Diventare il capitano della squadra della tua città a 27 anni rappresenta una grande responsabilità. Ma se ti chiami Lorenzo Insigne e la città in questione è Napoli, allora diventa un qualcosa di più. Ti ritrovi a rappresentare un popolo in giro per l’Italia e per l’Europa, gente che vive con passione viscerale tutto ciò che la riguarda, ed il calcio non fa di certo eccezione. In una stagione come questa, nel momento in cui si tirano le somme e ci si ritrova ad analizzare inevitabilmente cosa non è andato, le critiche – tra gli altri – colpiscono soprattutto anche chi per la maglia, la città e la causa in questi anni ha dato tutto, con la volontà di dare ancora il proprio contributo in futuro.
Il paradosso è esattamente questo: un’annata in cui la lotta Scudetto era già decisa a Dicembre ed il cammino in Europa si è interrotto contro squadre del calibro di Liverpool, PSG ed Arsenal, essere il capitano del Napoli può risultare ugualmente un peso enorme da sostenere. Si rischia di rimanere vittima di una piazza sempre più esigente, che dopo stagioni di buio totale ha ricominciato a sognare e desidera veder realizzati i propri sogni.
Il Magnifico aveva iniziato la stagione con una media gol decisamente superiore a quella a cui ci aveva abituato, complice un’organizzazione di gioco che lo avvicina di più alla porta, dove far valere le sue doti di finalizzatore.

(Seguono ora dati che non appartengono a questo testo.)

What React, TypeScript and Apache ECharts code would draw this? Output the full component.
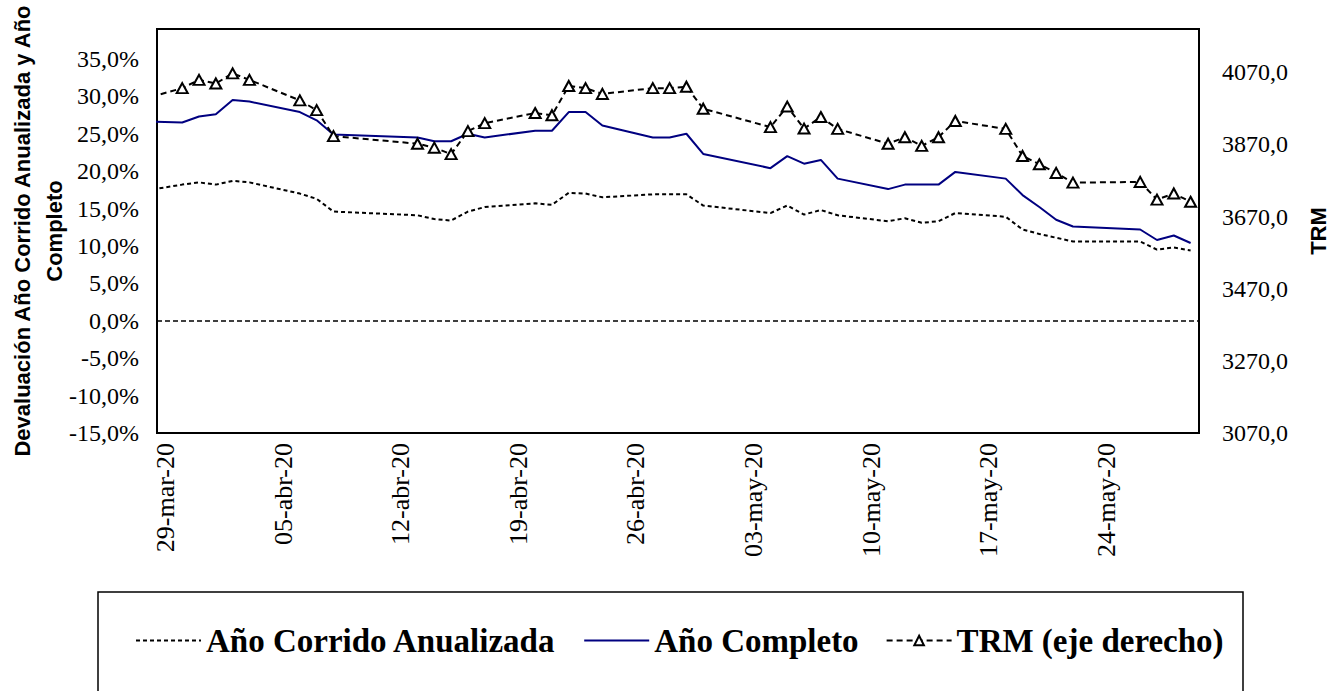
import React, { useEffect, useRef } from "react";
import * as echarts from "echarts";

// Trading days (TRM quote dates)
const tradeDates = [
  "2020-03-27", "2020-03-30", "2020-03-31", "2020-04-01", "2020-04-02", "2020-04-03",
  "2020-04-06", "2020-04-07", "2020-04-08", "2020-04-13", "2020-04-14", "2020-04-15",
  "2020-04-16", "2020-04-17", "2020-04-20", "2020-04-21", "2020-04-22", "2020-04-23",
  "2020-04-24", "2020-04-27", "2020-04-28", "2020-04-29", "2020-04-30", "2020-05-04",
  "2020-05-05", "2020-05-06", "2020-05-07", "2020-05-08", "2020-05-11", "2020-05-12",
  "2020-05-13", "2020-05-14", "2020-05-15", "2020-05-18", "2020-05-19", "2020-05-20",
  "2020-05-21", "2020-05-22", "2020-05-26", "2020-05-27", "2020-05-28", "2020-05-29",
];

// Devaluación año corrido anualizada (%)
const anioCorrido = [
  17.1, 18.2, 18.5, 18.2, 18.7, 18.5, 17.0, 16.3, 14.6, 14.1, 13.6, 13.4,
  14.6, 15.2, 15.7, 15.5, 17.1, 17.0, 16.5, 16.9, 16.9, 16.9, 15.4, 14.4,
  15.4, 14.2, 14.8, 14.1, 13.3, 13.7, 13.1, 13.3, 14.4, 13.9, 12.2, 11.6,
  11.1, 10.6, 10.6, 9.5, 9.8, 9.4,
];

// Devaluación año completo (%)
const anioCompleto = [
  26.7, 26.5, 27.3, 27.6, 29.5, 29.3, 27.9, 26.8, 24.9, 24.5, 24.0, 24.0,
  25.0, 24.5, 25.4, 25.4, 27.9, 27.9, 26.1, 24.5, 24.5, 25.0, 22.3, 20.4,
  22.0, 21.0, 21.5, 19.0, 17.6, 18.2, 18.2, 18.2, 19.9, 19.0, 16.8, 15.2,
  13.5, 12.6, 12.2, 10.8, 11.4, 10.4,
];

// Tasa Representativa del Mercado (COP por USD)
const trm = [
  3987, 4026, 4049, 4039, 4067, 4049, 3992, 3965, 3893, 3872, 3861, 3843,
  3907, 3929, 3957, 3951, 4032, 4026, 4010, 4026, 4026, 4030, 3969, 3918,
  3975, 3914, 3946, 3913, 3872, 3890, 3866, 3890, 3935, 3913, 3838, 3815,
  3791, 3764, 3766, 3717, 3734, 3711,
];

// Weekly date labels on the horizontal axis (Sundays)
const weekTicks = [
  "2020-03-29", "2020-04-05", "2020-04-12", "2020-04-19", "2020-04-26",
  "2020-05-03", "2020-05-10", "2020-05-17", "2020-05-24",
];

const seriesNames = ["Año Corrido Anualizada", "Año Completo", "TRM (eje derecho)"];
const monthsEs = ["ene", "feb", "mar", "abr", "may", "jun", "jul", "ago", "sep", "oct", "nov", "dic"];

const DAY = 86400000;
const BASE = Date.UTC(2020, 2, 29);

function dayOf(s: string): number {
  const [y, m, d] = s.split("-").map(Number);
  return Math.round((Date.UTC(y, m - 1, d) - BASE) / DAY);
}

function fmtDay(v: number): string {
  const dt = new Date(BASE + Math.round(v) * DAY);
  const dd = String(dt.getUTCDate()).padStart(2, "0");
  const yy = String(dt.getUTCFullYear()).slice(2);
  return `${dd}-${monthsEs[dt.getUTCMonth()]}-${yy}`;
}

const serif = "'Liberation Serif', 'Times New Roman', serif";
const sans = "'Liberation Sans', Arial, sans-serif";

export default function App() {
  const ref = useRef<HTMLDivElement | null>(null);

  useEffect(() => {
    if (!ref.current) return;
    const chart = echarts.init(ref.current, undefined, { renderer: "svg" });
    const xs = tradeDates.map(dayOf);

    chart.setOption({
      animation: false,
      backgroundColor: "#ffffff",
      grid: {
        left: 157,
        right: 137,
        top: 29,
        bottom: 258,
        outerBoundsMode: "none",
        containLabel: false,
        show: true,
        borderColor: "#000",
        borderWidth: 2,
        backgroundColor: "transparent",
      },
      graphic: [
        {
          type: "rect",
          shape: { x: 98, y: 592, width: 1145, height: 130 },
          style: { fill: "none", stroke: "#000", lineWidth: 1.5 },
          silent: true,
        },
      ],
      legend: {
        data: seriesNames.map((name, i) => ({
          name,
          itemStyle: i < 2 ? { opacity: 0 } : undefined,
        })),
        left: 130,
        top: 619,
        itemWidth: 65,
        itemHeight: 12,
        itemGap: 27,
        textStyle: {
          fontFamily: serif,
          fontWeight: "bold",
          fontSize: 33,
          color: "#000",
        },
      },
      xAxis: {
        type: "value",
        min: -0.5,
        max: 61.5,
        axisLine: { show: false },
        axisTick: { show: false },
        splitLine: { show: false },
        axisLabel: {
          customValues: weekTicks.map(dayOf),
          rotate: 90,
          margin: 10,
          fontFamily: serif,
          fontSize: 26,
          color: "#000",
          formatter: (v: number) => fmtDay(v),
        },
      },
      yAxis: [
        {
          type: "value",
          position: "left",
          min: -15,
          max: 39,
          interval: 5,
          axisLine: { show: false },
          axisTick: { show: false },
          splitLine: { show: false },
          axisLabel: {
            showMaxLabel: false,
            margin: 18,
            fontFamily: serif,
            fontSize: 24,
            color: "#000",
            formatter: (v: number) => v.toFixed(1).replace(".", ",") + "%",
          },
          name: "Devaluación Año Corrido Anualizada y Año\nCompleto",
          nameLocation: "middle",
          nameRotate: 90,
          nameGap: 87,
          nameMoveOverlap: false,
          nameTextStyle: {
            fontFamily: sans,
            fontWeight: "bold",
            fontSize: 22,
            lineHeight: 32,
            color: "#000",
          },
        },
        {
          type: "value",
          position: "right",
          min: 3070,
          max: 4190,
          interval: 200,
          axisLine: { show: false },
          axisTick: { show: false },
          splitLine: { show: false },
          axisLabel: {
            showMaxLabel: false,
            margin: 23,
            fontFamily: serif,
            fontSize: 24,
            color: "#000",
            formatter: (v: number) => v.toFixed(1).replace(".", ","),
          },
          name: "TRM",
          nameLocation: "middle",
          nameRotate: 90,
          nameGap: 108,
          nameMoveOverlap: false,
          nameTextStyle: {
            fontFamily: sans,
            fontWeight: "bold",
            fontSize: 22,
            color: "#000",
          },
        },
      ],
      series: [
        {
          name: seriesNames[0],
          type: "line",
          yAxisIndex: 0,
          data: xs.map((x, i) => [x, anioCorrido[i]]),
          symbol: "none",
          lineStyle: { color: "#000", width: 2, type: [4, 3] },
          itemStyle: { color: "#000" },
          markLine: {
            silent: true,
            symbol: "none",
            label: { show: false },
            lineStyle: { color: "#000", width: 1.5, type: [5, 3] },
            data: [{ yAxis: 0 }],
          },
        },
        {
          name: seriesNames[1],
          type: "line",
          yAxisIndex: 0,
          data: xs.map((x, i) => [x, anioCompleto[i]]),
          symbol: "none",
          lineStyle: { color: "#000080", width: 2, type: "solid" },
          itemStyle: { color: "#000080" },
        },
        {
          name: seriesNames[2],
          type: "line",
          yAxisIndex: 1,
          data: xs.map((x, i) => [x, trm[i]]),
          symbol: "triangle",
          symbolSize: [11, 10],
          showAllSymbol: true,
          lineStyle: { color: "#000", width: 2, type: [6, 4] },
          itemStyle: { color: "#fff", borderColor: "#000", borderWidth: 2 },
        },
      ],
    });

    return () => chart.dispose();
  }, []);

  return (
    <div
      ref={ref}
      style={{ position: "absolute", left: 0, top: 0, width: 1336, height: 691 }}
    />
  );
}
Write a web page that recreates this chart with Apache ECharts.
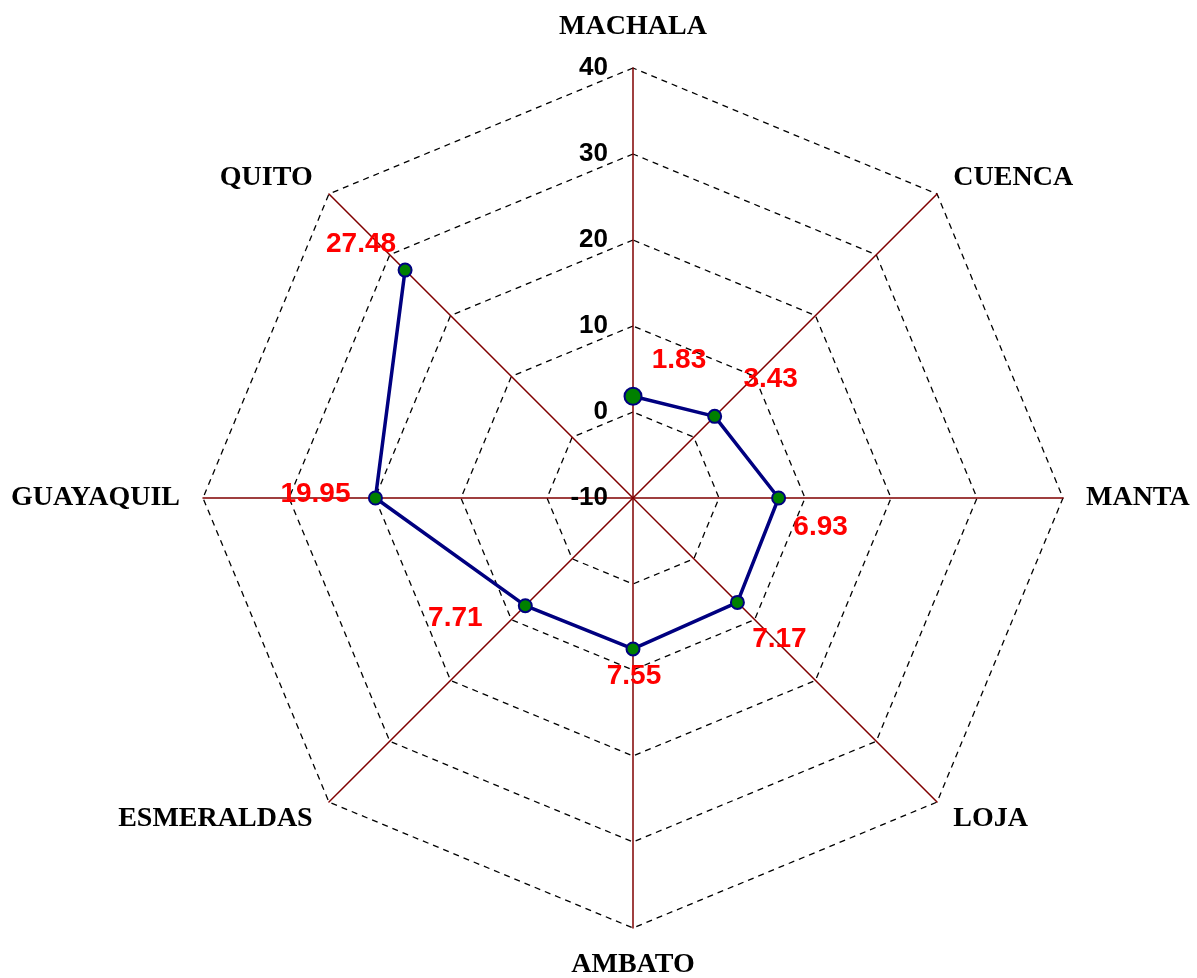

Un campionato mai realmente decollato per il Napoli – ben più lontano dal titolo rispetto all’anno scorso, pur mantenendo la stessa posizione in classifica – ha oscurato agli occhi dei più la maturità raggiunta da Insigne, che con l’aiuto di Ancelotti è riuscito a crescere anche in termini di intesa con il suo partner d’attacco Milik e di personalità nelle scelte prese in campo. L’eccesso di quest’ultima, però, lo ha portato alla cronaca come protagonista negativo dello scontro diretto contro l’Inter, in cui ha rimediato un rosso diretto nella bagarre dei cori razzisti a Koulibaly, oltre che una pesante sconfitta dopo una prestazione tutt’altro che esaltante.
La tendenza a sparire nei match che contano è un’etichetta difficile da scollarsi di dosso, anche per un ragazzo che in Champions ha consacrato con un gol una prestazione collettiva di altissimo livello contro il Liverpool. Nonostante ciò, la qualificazione non è arrivata e l’ambiente ne ha risentito, riversando tutto il proprio disappunto sugli spalti e nella ricerca dei colpevoli.
Non bisogna dunque meravigliarsi se a stagione finita, in un match contro il quasi salvo Cagliari, quel pallone del 2-1 da posizionare sul dischetto pesasse lo stesso come un macigno, se la rabbia dimostrata in quell’esultanza sembri quasi un’eccesso: Lorenzo è nientemeno che un ragazzo innamorato, che soffre le sconfitte come un tifoso e in egual modo celebra le vittorie. E che in un ambiente come Napoli, dove nulla è scontato e tutto è ingigantito, sa che non esiste un altro modo per scacciare il peso delle pressioni e delle critiche, se non dimostrare il proprio amore.